* WHAT THE EXERCISE ASKS
Transcribe every line exactly. Leave the pictures behind.

* COLLECTED MATERIAL
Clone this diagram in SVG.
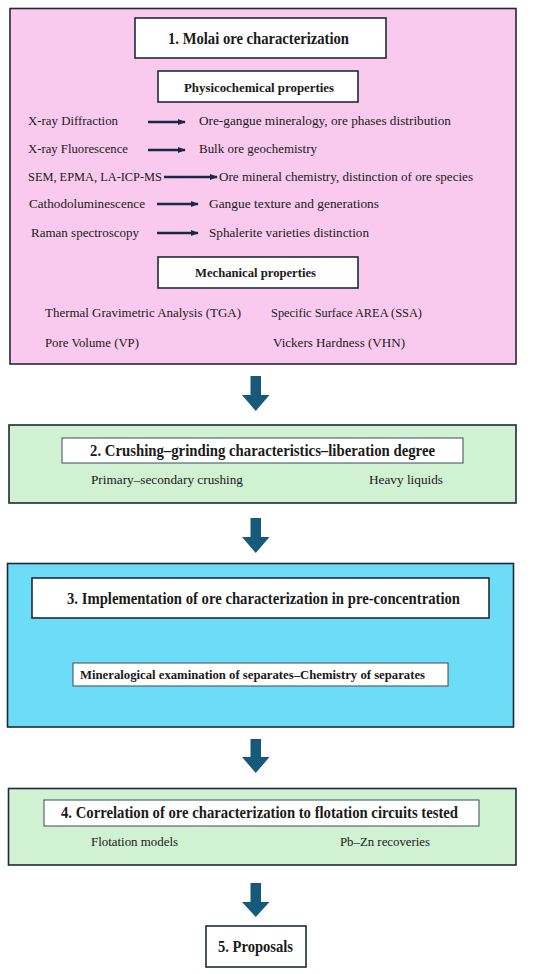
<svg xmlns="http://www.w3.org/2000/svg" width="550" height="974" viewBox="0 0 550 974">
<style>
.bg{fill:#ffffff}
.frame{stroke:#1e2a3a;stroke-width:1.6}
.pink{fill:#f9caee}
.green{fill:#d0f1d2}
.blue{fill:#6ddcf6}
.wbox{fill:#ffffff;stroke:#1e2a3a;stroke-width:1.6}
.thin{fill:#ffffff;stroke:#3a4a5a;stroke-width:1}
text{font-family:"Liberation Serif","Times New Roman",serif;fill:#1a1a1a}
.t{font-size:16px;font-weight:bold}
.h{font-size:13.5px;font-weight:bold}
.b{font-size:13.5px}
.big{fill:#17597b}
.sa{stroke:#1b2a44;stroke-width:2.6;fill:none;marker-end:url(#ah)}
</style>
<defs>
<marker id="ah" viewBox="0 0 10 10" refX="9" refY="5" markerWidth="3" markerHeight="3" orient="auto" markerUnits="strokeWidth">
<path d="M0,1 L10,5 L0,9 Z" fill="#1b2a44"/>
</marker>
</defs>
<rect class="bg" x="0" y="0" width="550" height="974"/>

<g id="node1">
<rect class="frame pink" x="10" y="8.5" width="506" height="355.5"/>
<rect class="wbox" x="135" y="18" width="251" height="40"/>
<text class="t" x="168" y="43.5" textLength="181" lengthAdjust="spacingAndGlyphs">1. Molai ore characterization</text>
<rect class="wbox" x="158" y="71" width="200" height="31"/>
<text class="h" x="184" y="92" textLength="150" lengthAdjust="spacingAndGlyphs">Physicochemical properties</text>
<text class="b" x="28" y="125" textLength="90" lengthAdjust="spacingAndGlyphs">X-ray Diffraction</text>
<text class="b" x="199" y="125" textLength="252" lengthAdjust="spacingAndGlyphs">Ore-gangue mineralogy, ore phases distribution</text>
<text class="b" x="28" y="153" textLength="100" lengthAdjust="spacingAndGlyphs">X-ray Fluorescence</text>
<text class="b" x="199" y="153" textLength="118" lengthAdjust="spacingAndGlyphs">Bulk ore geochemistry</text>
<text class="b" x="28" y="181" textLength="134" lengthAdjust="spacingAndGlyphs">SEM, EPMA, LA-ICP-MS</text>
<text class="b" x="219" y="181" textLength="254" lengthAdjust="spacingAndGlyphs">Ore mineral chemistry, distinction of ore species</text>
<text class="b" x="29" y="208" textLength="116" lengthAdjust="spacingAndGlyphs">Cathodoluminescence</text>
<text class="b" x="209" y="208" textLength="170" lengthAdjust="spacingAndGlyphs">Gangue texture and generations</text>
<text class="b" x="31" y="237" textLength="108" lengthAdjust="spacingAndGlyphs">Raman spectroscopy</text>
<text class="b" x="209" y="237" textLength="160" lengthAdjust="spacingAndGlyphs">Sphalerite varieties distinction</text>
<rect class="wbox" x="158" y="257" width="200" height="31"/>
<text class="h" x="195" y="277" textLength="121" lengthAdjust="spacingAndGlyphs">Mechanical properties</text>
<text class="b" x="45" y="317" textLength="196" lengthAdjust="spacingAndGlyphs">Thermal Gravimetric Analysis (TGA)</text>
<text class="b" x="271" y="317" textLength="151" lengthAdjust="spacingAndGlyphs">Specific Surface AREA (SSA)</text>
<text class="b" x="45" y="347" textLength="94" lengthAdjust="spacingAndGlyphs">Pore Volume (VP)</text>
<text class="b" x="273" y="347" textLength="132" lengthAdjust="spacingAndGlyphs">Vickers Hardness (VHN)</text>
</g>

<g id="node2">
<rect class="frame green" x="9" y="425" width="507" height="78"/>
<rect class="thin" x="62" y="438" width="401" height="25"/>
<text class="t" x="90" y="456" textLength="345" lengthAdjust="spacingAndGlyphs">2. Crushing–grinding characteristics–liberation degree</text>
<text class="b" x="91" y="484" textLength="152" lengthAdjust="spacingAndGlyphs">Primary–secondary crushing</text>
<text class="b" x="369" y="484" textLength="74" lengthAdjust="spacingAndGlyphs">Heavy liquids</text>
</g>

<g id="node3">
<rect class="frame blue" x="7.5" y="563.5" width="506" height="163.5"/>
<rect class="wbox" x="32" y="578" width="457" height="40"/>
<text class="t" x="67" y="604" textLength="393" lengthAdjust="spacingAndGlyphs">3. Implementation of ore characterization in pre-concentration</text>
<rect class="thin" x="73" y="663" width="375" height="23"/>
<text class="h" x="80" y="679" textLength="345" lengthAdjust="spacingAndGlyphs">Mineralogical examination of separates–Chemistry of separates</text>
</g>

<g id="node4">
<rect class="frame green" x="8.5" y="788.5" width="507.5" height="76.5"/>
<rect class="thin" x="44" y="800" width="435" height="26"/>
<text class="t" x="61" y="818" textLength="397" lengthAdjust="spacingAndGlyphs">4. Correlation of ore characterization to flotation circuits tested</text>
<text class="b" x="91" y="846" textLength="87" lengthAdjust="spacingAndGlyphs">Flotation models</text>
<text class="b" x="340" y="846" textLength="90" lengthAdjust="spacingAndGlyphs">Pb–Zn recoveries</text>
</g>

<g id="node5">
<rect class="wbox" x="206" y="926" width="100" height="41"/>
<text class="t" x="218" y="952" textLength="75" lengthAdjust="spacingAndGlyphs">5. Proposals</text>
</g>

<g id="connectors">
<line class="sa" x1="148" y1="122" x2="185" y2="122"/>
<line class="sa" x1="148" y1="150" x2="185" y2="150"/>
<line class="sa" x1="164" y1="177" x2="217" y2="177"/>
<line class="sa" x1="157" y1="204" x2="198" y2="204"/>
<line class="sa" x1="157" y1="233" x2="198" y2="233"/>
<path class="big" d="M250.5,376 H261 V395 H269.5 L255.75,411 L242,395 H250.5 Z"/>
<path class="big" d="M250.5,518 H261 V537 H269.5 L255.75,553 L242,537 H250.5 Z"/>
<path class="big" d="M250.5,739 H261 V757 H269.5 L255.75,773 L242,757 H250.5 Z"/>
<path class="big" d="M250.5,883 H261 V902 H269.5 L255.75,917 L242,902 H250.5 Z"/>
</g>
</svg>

* TASK SOLUTION
Clone this diagram in SVG.
<svg xmlns="http://www.w3.org/2000/svg" width="550" height="974" viewBox="0 0 550 974">
<style>
.bg{fill:#ffffff}
.frame{stroke:#1e2a3a;stroke-width:1.6}
.pink{fill:#f9caee}
.green{fill:#d0f1d2}
.blue{fill:#6ddcf6}
.wbox{fill:#ffffff;stroke:#1e2a3a;stroke-width:1.6}
.thin{fill:#ffffff;stroke:#3a4a5a;stroke-width:1}
text{font-family:"Liberation Serif","Times New Roman",serif;fill:#1a1a1a}
.t{font-size:16px;font-weight:bold}
.h{font-size:13.5px;font-weight:bold}
.b{font-size:13.5px}
.big{fill:#17597b}
.sa{stroke:#1b2a44;stroke-width:2.6;fill:none;marker-end:url(#ah)}
</style>
<defs>
<marker id="ah" viewBox="0 0 10 10" refX="9" refY="5" markerWidth="3" markerHeight="3" orient="auto" markerUnits="strokeWidth">
<path d="M0,1 L10,5 L0,9 Z" fill="#1b2a44"/>
</marker>
</defs>
<rect class="bg" x="0" y="0" width="550" height="974"/>

<g id="node1">
<rect class="frame pink" x="10" y="8.5" width="506" height="355.5"/>
<rect class="wbox" x="135" y="18" width="251" height="40"/>
<text class="t" x="168" y="43.5" textLength="181" lengthAdjust="spacingAndGlyphs">1. Molai ore characterization</text>
<rect class="wbox" x="158" y="71" width="200" height="31"/>
<text class="h" x="184" y="92" textLength="150" lengthAdjust="spacingAndGlyphs">Physicochemical properties</text>
<text class="b" x="28" y="125" textLength="90" lengthAdjust="spacingAndGlyphs">X-ray Diffraction</text>
<text class="b" x="199" y="125" textLength="252" lengthAdjust="spacingAndGlyphs">Ore-gangue mineralogy, ore phases distribution</text>
<text class="b" x="28" y="153" textLength="100" lengthAdjust="spacingAndGlyphs">X-ray Fluorescence</text>
<text class="b" x="199" y="153" textLength="118" lengthAdjust="spacingAndGlyphs">Bulk ore geochemistry</text>
<text class="b" x="28" y="181" textLength="134" lengthAdjust="spacingAndGlyphs">SEM, EPMA, LA-ICP-MS</text>
<text class="b" x="219" y="181" textLength="254" lengthAdjust="spacingAndGlyphs">Ore mineral chemistry, distinction of ore species</text>
<text class="b" x="29" y="208" textLength="116" lengthAdjust="spacingAndGlyphs">Cathodoluminescence</text>
<text class="b" x="209" y="208" textLength="170" lengthAdjust="spacingAndGlyphs">Gangue texture and generations</text>
<text class="b" x="31" y="237" textLength="108" lengthAdjust="spacingAndGlyphs">Raman spectroscopy</text>
<text class="b" x="209" y="237" textLength="160" lengthAdjust="spacingAndGlyphs">Sphalerite varieties distinction</text>
<rect class="wbox" x="158" y="257" width="200" height="31"/>
<text class="h" x="195" y="277" textLength="121" lengthAdjust="spacingAndGlyphs">Mechanical properties</text>
<text class="b" x="45" y="317" textLength="196" lengthAdjust="spacingAndGlyphs">Thermal Gravimetric Analysis (TGA)</text>
<text class="b" x="271" y="317" textLength="151" lengthAdjust="spacingAndGlyphs">Specific Surface AREA (SSA)</text>
<text class="b" x="45" y="347" textLength="94" lengthAdjust="spacingAndGlyphs">Pore Volume (VP)</text>
<text class="b" x="273" y="347" textLength="132" lengthAdjust="spacingAndGlyphs">Vickers Hardness (VHN)</text>
</g>

<g id="node2">
<rect class="frame green" x="9" y="425" width="507" height="78"/>
<rect class="thin" x="62" y="438" width="401" height="25"/>
<text class="t" x="90" y="456" textLength="345" lengthAdjust="spacingAndGlyphs">2. Crushing–grinding characteristics–liberation degree</text>
<text class="b" x="91" y="484" textLength="152" lengthAdjust="spacingAndGlyphs">Primary–secondary crushing</text>
<text class="b" x="369" y="484" textLength="74" lengthAdjust="spacingAndGlyphs">Heavy liquids</text>
</g>

<g id="node3">
<rect class="frame blue" x="7.5" y="563.5" width="506" height="163.5"/>
<rect class="wbox" x="32" y="578" width="457" height="40"/>
<text class="t" x="67" y="604" textLength="393" lengthAdjust="spacingAndGlyphs">3. Implementation of ore characterization in pre-concentration</text>
<rect class="thin" x="73" y="663" width="375" height="23"/>
<text class="h" x="80" y="679" textLength="345" lengthAdjust="spacingAndGlyphs">Mineralogical examination of separates–Chemistry of separates</text>
</g>

<g id="node4">
<rect class="frame green" x="8.5" y="788.5" width="507.5" height="76.5"/>
<rect class="thin" x="44" y="800" width="435" height="26"/>
<text class="t" x="61" y="818" textLength="397" lengthAdjust="spacingAndGlyphs">4. Correlation of ore characterization to flotation circuits tested</text>
<text class="b" x="91" y="846" textLength="87" lengthAdjust="spacingAndGlyphs">Flotation models</text>
<text class="b" x="340" y="846" textLength="90" lengthAdjust="spacingAndGlyphs">Pb–Zn recoveries</text>
</g>

<g id="node5">
<rect class="wbox" x="206" y="926" width="100" height="41"/>
<text class="t" x="218" y="952" textLength="75" lengthAdjust="spacingAndGlyphs">5. Proposals</text>
</g>

<g id="connectors">
<line class="sa" x1="148" y1="122" x2="185" y2="122"/>
<line class="sa" x1="148" y1="150" x2="185" y2="150"/>
<line class="sa" x1="164" y1="177" x2="217" y2="177"/>
<line class="sa" x1="157" y1="204" x2="198" y2="204"/>
<line class="sa" x1="157" y1="233" x2="198" y2="233"/>
<path class="big" d="M250.5,376 H261 V395 H269.5 L255.75,411 L242,395 H250.5 Z"/>
<path class="big" d="M250.5,518 H261 V537 H269.5 L255.75,553 L242,537 H250.5 Z"/>
<path class="big" d="M250.5,739 H261 V757 H269.5 L255.75,773 L242,757 H250.5 Z"/>
<path class="big" d="M250.5,883 H261 V902 H269.5 L255.75,917 L242,902 H250.5 Z"/>
</g>
</svg>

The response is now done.